Can you try making the code changes above, and seeing if that helps the synthesis?

Anggrio · September 4, 2021, 6:34pm

Hi Giovanni,

So from what you are saying, we need to change the initial-request.ts file in that line you mentioned?
Can you check my understanding of the problem?

So the problem is this line right:

newTable = new Ast.InvocationExpression(null,
                    new Ast.Invocation(null,
                        new Ast.DeviceSelector(null, query.class!.name, null, null),
                        query.name,
                        [],
                        query),
                    query);

and the Ast.InputParam that is empty is the [] that is passed to the Ast.Invocation constructor. Would the following be the correct solution:

invoInputParam = [];
for (ArgumentDef i in query.iterateArguments()) {
      invoInputParam.append(new Ast.InputParam(null, "topic", new Ast.UndefinedValue));
};
newTable = new Ast.InvocationExpression(null,
                    new Ast.Invocation(null,
                        new Ast.DeviceSelector(null, query.class!.name, null, null),
                        query.name,
                        invoInputParam,
                        query),
                    query);

Note that topic is the name of the required arguments in manifest.tt

gcampax · September 4, 2021, 6:37pm

“topic” should be the name of the argument you get during iteration, and also you need to check that the argument is both input and required (iterateArguments will also give you optional inputs and output parameters), but yeah that’s the idea.

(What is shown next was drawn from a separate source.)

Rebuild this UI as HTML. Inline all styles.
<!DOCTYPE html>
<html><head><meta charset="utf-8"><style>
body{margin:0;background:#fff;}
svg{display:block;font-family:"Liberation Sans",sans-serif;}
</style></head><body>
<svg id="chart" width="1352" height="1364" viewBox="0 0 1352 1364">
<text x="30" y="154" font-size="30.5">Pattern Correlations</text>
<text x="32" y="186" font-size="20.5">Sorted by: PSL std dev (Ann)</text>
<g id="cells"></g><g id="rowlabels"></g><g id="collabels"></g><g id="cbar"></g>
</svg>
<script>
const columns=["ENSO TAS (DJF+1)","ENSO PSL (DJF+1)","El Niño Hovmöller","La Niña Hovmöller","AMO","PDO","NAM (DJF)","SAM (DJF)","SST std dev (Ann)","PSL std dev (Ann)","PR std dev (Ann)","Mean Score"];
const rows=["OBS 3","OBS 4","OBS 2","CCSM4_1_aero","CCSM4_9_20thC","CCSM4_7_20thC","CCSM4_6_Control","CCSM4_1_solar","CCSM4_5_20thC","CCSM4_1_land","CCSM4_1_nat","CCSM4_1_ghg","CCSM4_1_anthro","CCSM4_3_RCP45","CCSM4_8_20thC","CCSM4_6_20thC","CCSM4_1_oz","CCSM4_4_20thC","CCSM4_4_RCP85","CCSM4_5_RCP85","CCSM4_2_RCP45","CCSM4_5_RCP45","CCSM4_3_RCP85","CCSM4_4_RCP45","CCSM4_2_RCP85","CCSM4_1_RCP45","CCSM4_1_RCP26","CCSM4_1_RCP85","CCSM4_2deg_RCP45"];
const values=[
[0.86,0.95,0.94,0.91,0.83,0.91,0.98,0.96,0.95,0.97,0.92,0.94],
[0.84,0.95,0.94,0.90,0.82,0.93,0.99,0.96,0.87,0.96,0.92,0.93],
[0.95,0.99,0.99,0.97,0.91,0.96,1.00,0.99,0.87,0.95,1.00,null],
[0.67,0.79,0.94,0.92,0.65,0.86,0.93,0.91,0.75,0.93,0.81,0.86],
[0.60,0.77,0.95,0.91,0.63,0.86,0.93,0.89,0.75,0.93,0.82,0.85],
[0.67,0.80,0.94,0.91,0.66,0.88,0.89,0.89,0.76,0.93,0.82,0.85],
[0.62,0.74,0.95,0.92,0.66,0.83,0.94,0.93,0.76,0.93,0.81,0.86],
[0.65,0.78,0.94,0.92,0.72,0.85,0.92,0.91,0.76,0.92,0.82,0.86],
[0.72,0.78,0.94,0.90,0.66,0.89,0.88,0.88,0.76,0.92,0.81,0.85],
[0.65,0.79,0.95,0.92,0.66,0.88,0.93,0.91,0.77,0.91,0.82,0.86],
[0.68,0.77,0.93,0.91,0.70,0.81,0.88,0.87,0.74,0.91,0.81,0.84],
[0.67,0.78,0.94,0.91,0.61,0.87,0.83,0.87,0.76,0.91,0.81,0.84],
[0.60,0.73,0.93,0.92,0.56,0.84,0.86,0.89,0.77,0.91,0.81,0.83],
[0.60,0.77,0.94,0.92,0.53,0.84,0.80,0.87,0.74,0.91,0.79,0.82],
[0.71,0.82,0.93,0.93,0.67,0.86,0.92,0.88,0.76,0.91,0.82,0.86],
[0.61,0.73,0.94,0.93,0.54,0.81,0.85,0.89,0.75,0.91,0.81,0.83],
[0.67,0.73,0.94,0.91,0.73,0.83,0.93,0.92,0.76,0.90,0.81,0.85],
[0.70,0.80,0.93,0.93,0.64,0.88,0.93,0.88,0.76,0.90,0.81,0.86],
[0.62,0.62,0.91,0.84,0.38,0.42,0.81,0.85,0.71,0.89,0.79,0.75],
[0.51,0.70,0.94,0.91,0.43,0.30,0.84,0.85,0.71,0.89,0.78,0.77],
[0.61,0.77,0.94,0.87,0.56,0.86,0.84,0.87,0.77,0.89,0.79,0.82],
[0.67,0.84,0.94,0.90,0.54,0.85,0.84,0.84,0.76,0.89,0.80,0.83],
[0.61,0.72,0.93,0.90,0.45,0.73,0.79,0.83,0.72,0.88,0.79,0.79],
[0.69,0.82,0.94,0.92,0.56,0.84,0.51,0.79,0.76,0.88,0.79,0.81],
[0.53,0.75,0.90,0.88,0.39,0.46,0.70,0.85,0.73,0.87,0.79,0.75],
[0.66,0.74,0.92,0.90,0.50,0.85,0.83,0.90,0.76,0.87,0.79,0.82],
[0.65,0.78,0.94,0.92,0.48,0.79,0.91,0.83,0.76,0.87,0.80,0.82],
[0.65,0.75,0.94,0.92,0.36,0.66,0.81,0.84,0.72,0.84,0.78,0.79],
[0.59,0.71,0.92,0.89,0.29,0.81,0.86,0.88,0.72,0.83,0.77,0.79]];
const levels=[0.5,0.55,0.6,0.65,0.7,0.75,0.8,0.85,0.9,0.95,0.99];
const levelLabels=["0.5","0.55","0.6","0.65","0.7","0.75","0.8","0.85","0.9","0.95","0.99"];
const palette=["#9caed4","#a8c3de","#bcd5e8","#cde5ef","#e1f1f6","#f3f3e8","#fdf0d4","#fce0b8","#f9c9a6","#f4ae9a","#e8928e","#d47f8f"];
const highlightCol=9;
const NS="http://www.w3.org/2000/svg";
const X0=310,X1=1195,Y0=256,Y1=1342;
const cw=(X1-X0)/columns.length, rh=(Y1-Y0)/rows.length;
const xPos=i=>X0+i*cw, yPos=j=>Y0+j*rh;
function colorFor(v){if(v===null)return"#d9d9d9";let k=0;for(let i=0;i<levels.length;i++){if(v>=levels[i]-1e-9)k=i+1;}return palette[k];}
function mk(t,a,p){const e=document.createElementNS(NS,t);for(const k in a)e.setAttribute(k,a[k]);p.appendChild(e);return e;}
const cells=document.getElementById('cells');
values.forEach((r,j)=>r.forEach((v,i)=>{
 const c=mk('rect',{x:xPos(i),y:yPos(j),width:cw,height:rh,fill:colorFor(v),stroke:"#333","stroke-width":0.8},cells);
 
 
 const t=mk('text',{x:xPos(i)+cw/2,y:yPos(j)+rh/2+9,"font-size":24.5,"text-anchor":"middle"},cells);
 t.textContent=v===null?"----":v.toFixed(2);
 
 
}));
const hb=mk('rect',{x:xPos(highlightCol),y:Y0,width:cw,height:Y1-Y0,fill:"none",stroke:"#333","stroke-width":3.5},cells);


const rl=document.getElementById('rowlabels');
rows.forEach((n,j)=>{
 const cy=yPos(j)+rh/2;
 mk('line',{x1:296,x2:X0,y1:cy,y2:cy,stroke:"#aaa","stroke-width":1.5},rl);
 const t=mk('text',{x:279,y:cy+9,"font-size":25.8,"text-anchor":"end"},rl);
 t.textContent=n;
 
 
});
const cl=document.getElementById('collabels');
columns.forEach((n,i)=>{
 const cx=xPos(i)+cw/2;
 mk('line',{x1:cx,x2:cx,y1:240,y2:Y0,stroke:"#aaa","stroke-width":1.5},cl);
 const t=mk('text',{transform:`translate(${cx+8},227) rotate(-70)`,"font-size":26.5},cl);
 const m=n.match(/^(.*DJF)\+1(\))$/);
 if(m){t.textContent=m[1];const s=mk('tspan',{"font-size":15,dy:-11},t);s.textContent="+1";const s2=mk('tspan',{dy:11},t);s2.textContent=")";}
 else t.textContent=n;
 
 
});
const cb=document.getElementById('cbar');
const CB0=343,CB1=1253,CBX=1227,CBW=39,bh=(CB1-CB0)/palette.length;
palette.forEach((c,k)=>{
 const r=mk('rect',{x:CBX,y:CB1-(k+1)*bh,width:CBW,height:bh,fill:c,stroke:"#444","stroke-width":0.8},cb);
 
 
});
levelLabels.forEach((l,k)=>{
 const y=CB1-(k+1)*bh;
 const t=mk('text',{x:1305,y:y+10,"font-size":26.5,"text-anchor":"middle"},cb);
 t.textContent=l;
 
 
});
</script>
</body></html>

Anggrio · September 4, 2021, 6:45pm

so maybe it should be

invoInputParam = [];
for (Ast.ArgumentDef i in query.iterateArguments()) {
      if (i.is_input && i.required)
         invoInputParam.append(new Ast.InputParam(null, i.name, new Ast.UndefinedValue));
}
newTable = new Ast.InvocationExpression(null,
                    new Ast.Invocation(null,
                        new Ast.DeviceSelector(null, query.class!.name, null, null),
                        query.name,
                        invoInputParam,
                        query),
                    query);

Does the append command exist for the list? or is there another method to add entries to the end of a list?
Also does the new Ast.UndefinedValue need to be new Ast.UndefinedValue()?

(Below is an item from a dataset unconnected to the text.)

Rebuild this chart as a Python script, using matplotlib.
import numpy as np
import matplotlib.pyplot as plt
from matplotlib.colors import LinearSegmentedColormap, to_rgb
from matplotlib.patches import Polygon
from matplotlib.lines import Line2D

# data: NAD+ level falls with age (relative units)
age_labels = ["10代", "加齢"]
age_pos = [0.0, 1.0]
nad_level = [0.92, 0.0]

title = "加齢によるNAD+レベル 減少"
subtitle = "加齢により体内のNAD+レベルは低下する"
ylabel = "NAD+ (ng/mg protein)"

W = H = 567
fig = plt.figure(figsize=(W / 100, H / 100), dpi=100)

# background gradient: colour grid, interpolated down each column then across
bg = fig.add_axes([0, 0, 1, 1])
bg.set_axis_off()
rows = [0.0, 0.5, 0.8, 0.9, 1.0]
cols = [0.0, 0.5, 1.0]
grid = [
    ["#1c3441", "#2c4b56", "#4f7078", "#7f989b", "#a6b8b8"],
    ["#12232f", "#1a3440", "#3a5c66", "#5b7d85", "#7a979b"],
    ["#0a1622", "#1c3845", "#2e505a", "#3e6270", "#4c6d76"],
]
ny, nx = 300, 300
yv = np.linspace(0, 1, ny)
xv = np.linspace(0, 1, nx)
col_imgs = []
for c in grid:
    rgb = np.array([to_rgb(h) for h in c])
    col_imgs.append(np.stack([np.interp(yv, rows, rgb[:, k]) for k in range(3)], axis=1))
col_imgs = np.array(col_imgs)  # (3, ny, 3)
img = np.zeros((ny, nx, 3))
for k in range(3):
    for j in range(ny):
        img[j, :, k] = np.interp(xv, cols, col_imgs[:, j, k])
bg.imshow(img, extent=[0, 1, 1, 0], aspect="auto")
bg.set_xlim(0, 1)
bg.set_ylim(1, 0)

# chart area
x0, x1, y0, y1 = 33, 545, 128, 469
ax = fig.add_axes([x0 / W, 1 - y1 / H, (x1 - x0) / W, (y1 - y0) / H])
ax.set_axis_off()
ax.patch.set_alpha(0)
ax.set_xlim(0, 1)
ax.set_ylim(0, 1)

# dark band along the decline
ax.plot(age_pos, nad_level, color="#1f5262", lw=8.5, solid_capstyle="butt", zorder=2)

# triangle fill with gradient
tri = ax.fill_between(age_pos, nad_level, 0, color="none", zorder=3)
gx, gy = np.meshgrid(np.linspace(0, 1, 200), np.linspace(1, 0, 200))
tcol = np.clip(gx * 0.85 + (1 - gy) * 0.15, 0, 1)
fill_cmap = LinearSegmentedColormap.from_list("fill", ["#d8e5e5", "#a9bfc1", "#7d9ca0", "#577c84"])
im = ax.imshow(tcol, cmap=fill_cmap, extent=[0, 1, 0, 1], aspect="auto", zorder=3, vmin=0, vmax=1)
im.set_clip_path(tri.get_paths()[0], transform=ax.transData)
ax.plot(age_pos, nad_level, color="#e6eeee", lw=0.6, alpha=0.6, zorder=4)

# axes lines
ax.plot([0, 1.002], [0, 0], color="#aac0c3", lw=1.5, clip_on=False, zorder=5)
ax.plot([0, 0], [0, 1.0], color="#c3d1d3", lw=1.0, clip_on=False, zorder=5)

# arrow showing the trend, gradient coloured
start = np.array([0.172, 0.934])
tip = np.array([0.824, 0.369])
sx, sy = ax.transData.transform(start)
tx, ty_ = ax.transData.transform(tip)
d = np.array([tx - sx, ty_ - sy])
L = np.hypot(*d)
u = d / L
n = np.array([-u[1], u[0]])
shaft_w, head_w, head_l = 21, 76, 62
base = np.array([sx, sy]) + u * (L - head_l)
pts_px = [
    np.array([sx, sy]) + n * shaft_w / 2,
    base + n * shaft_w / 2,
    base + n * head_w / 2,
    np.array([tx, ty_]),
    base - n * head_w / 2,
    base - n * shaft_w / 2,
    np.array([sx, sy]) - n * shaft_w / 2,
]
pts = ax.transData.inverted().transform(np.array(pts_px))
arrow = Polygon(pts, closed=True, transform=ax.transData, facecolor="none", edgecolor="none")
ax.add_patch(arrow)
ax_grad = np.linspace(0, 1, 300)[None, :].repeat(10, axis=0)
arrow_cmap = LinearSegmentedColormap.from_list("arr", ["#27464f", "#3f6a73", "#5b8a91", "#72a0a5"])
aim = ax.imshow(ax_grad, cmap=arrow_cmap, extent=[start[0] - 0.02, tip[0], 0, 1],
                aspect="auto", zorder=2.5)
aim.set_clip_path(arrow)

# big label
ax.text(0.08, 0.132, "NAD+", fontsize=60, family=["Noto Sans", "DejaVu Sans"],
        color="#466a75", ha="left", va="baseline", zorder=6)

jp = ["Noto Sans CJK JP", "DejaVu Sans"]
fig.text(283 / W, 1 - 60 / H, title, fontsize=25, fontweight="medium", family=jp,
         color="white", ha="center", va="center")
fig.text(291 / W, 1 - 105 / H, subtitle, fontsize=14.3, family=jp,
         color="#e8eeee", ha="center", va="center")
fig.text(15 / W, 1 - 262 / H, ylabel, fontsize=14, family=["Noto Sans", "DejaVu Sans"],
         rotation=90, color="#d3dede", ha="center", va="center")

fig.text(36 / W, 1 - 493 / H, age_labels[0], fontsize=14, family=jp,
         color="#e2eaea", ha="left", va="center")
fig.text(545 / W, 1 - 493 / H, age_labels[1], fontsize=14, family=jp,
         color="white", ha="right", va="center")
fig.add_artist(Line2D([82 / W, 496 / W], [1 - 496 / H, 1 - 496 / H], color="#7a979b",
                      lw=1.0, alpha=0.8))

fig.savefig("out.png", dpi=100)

gcampax · September 4, 2021, 7:27pm

append should be push. Having () or not does not make a difference for a new expression in JS.
So yeah this looks good. Try it and see if it fixes your issue. If it does, would you mind sending a pull request?

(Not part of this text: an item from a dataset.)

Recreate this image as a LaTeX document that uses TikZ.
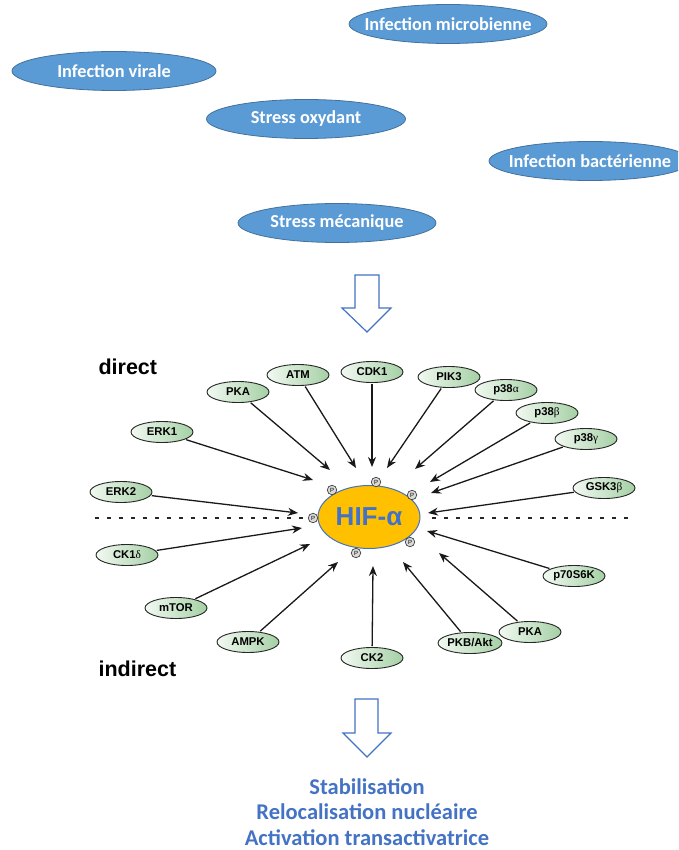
\documentclass[tikz,border=0pt]{standalone}
\usepackage{fontspec}
\setmainfont{Liberation Sans}
\newfontfamily\calib{Carlito}
\newfontfamily\grk{Liberation Serif}
\usetikzlibrary{shapes.geometric,arrows.meta}
\definecolor{cblue}{HTML}{5B9BD5}
\definecolor{cbluedark}{HTML}{41719C}
\definecolor{tblue}{HTML}{4472C4}
\definecolor{hifor}{HTML}{FFC000}
\definecolor{kgl}{HTML}{F2F9F2}
\definecolor{kgd}{HTML}{A5D0A5}
\newcommand{\gk}[1]{{\grk\mdseries #1}}
\begin{document}
\begin{tikzpicture}[x=1pt,y=-1pt,
 cause/.style={ellipse, draw=cbluedark, line width=0.8pt, fill=cblue, minimum width=198pt, minimum height=39pt, inner sep=0pt,
   label={[text=white, font=\calib\bfseries\fontsize{18.3}{20}\selectfont, inner sep=0pt]center:#1}},
 kin/.style={ellipse, draw=black!85, line width=0.9pt, left color=kgl, right color=kgd, minimum width=62pt, minimum height=21pt, inner sep=0pt, font=\bfseries\fontsize{11.3}{13}\selectfont},
 kar/.style={draw=black!90, line width=1.3pt, -{Stealth[length=10pt,width=8pt]}, shorten <=1pt},
 phos/.style={circle, draw=black!75, fill=black!15, line width=0.7pt, minimum size=9.5pt, inner sep=0pt, font=\fontsize{6}{6}\selectfont},
 hollow/.style={draw=tblue, line width=1.2pt, fill=white, line join=miter},
 sepline/.style={line width=2pt, dash pattern=on 4pt off 8pt, black!85},
 lab/.style={anchor=west, font=\bfseries\fontsize{21.5}{24}\selectfont}
]
\useasboundingbox (0,0) rectangle (678,850);
\clip (0,0) rectangle (678,850);

% causes
\node[cause={Infection microbienne}] (microb) at (448,24) {};
\node[cause={Infection virale}, minimum width=204pt] (virale) at (114,71) {};
\node[cause={Stress oxydant}, minimum width=199pt] (oxyd) at (306,119) {};
\node[cause={Infection bactérienne}, minimum width=202pt] (bact) at (590,161) {};
\node[cause={Stress mécanique}] (meca) at (337,223) {};

% hollow arrows
\draw[hollow] (355,275) -- (379,275) -- (379,308) -- (391,308) -- (367,332) -- (342,308) -- (355,308) -- cycle;
\draw[hollow] (355,699) -- (378,699) -- (378,733) -- (391,733) -- (367,757) -- (343,733) -- (355,733) -- cycle;

% labels
\node[lab] (direct) at (95,367) {direct};
\node[lab] (indirect) at (95,669) {indirect};

% separators
\coordinate (sepA) at (95,518);
\coordinate (sepB) at (310,518);
\coordinate (sepC) at (432,518);
\coordinate (sepD) at (635,518);
\draw[sepline] (sepA) -- (sepB);
\draw[sepline] (sepC) -- (sepD);

% HIF
\node[ellipse, draw=tblue, line width=1pt, fill=hifor, minimum width=102pt, minimum height=63pt, inner sep=0pt, text=tblue, font=\bfseries\fontsize{26}{28}\selectfont] (hif) at (369,517) {HIF-α};

% phospho sites
\node[phos] (p1) at (332,490) {P};
\node[phos] (p2) at (376,482) {P};
\node[phos] (p3) at (412,495) {P};
\node[phos] (p4) at (313,518) {P};
\node[phos] (p5) at (410,542) {P};
\node[phos] (p6) at (356,553) {P};

% kinases
\node[kin] (pka1) at (238,392) {PKA};
\node[kin] (atm) at (298,375) {ATM};
\node[kin] (cdk1) at (372,372) {CDK1};
\node[kin] (erk1) at (162,432) {ERK1};
\node[kin] (erk2) at (121,492) {ERK2};
\node[kin] (pik3) at (449,377) {PIK3};
\node[kin] (p38a) at (506,390) {p38\gk{α}};
\node[kin] (p38b) at (547,413) {p38\gk{β}};
\node[kin] (p38g) at (586,439) {p38\gk{γ}};
\node[kin] (gsk) at (604,488) {GSK3\gk{β}};
\node[kin] (ck1) at (127,555) {CK1\gk{δ}};
\node[kin] (mtor) at (176,608) {mTOR};
\node[kin] (ampk) at (248,642) {AMPK};
\node[kin] (ck2) at (372,658) {CK2};
\node[kin] (pkb) at (470,643) {PKB/Akt};
\node[kin] (pka2) at (530,632) {PKA};
\node[kin] (p70) at (574,576) {p70S6K};

% arrow tips
\coordinate (tpka1) at (330,470);
\coordinate (tatm) at (356,468);
\coordinate (tcdk1) at (372,467);
\coordinate (terk1) at (313,480);
\coordinate (terk2) at (298,513);
\coordinate (tpik3) at (387,468);
\coordinate (tp38a) at (415,469);
\coordinate (tp38b) at (430,482);
\coordinate (tp38g) at (431,493);
\coordinate (tgsk) at (428,513);
\coordinate (tck1) at (302,528);
\coordinate (tmtor) at (310,544);
\coordinate (tampk) at (338,562);
\coordinate (tck2) at (373,566);
\coordinate (tpkb) at (403,562);
\coordinate (tpka2) at (439,553);
\coordinate (tp70) at (427,531);

\foreach \k in {pka1,atm,cdk1,erk1,erk2,pik3,p38a,p38b,p38g,gsk,ck1,mtor,ampk,ck2,pkb,pka2,p70}
  \draw[kar] (\k) -- (t\k);

% outcomes
\node[font=\calib\bfseries\fontsize{22.5}{25.5}\selectfont, text=tblue, align=center] (out) at (367,812) {Stabilisation\\Relocalisation nucléaire\\Activation transactivatrice};
\end{tikzpicture}
\end{document}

Anggrio · September 5, 2021, 6:54am

Hi Giovanni,

Unfortunately it doesn’t seem to work, we received the same error below as before:

Here is what I ended up writing for the fix:

const invoInputParam = [];
for (const i of query.iterateArguments()) {
      if (i.is_input && i.required)
         invoInputParam.push(new Ast.InputParam(null, i.name, new Ast.UndefinedValue()));
}
newTable = new Ast.InvocationExpression(null,
                 new Ast.Invocation(null,
                       new Ast.DeviceSelector(null, query.class!.name, null, null),
                       query.name,
                       invoInputParam,
                       query),
                 query);

Note, we needed to pull and reinstall the genie-toolkit because we didn’t take the master branch previously. The command we used to run the generate training data is still the same, make subdatasets=2 target_pruning_size=150 datadir

gcampax · September 7, 2021, 3:35pm

That’s quite surprising, because the symptoms you have match exactly what that fix is supposed to address. Just to be sure, did you rebuild genie-toolkit (npx make is the quickest way) after making those changes?